THE EVENING BULLETIN — JUNE 13, 1894
The Courier-Journal has received from “An Old Fogy,” at Huntsville, Ky., a package with this note :
Inclosed please find two locust wings with a W or an M on them. I am at a loss to know whether it means Wilson’s Wrangle or McKinley’s Millennial. Please give your interpretation.
The letter is a W and marks the wings of that species of the locust known as the whangdoodle, the M, so far as is known, having no other significance than as an initial of the insect’s name.
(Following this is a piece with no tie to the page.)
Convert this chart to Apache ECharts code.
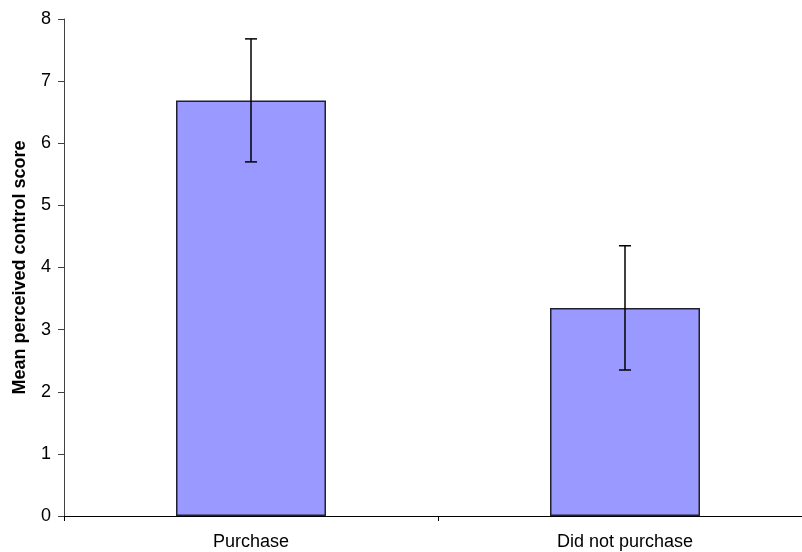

The whangdoodle is a very peculiar insect. It is the most erratic member of the Locusts Migratoria family. It has no regular periods of visitation, like its seven, thirteen and seventeen-year kin. Its coming, however, is not thought to be in independence of all law. On the contrary the appearance of the whangdoodle has long been considered as accompanying certain conditions of the human race. This theory is so well established by an extended series of observations that it is now hardly thought worth while to dispute that the whangdoodle is always an accompaniment of the waves of folly that occasionally sweep over the country. For many years there has been no passing epidemic of popular lunacy which has not brought with it the orthoperous whangdoodle. Indeed there is little excuse to-day for ignorance of the fact that the whangdoodle always comes in numbers proportioned to the greatness of the need for the fool-killer.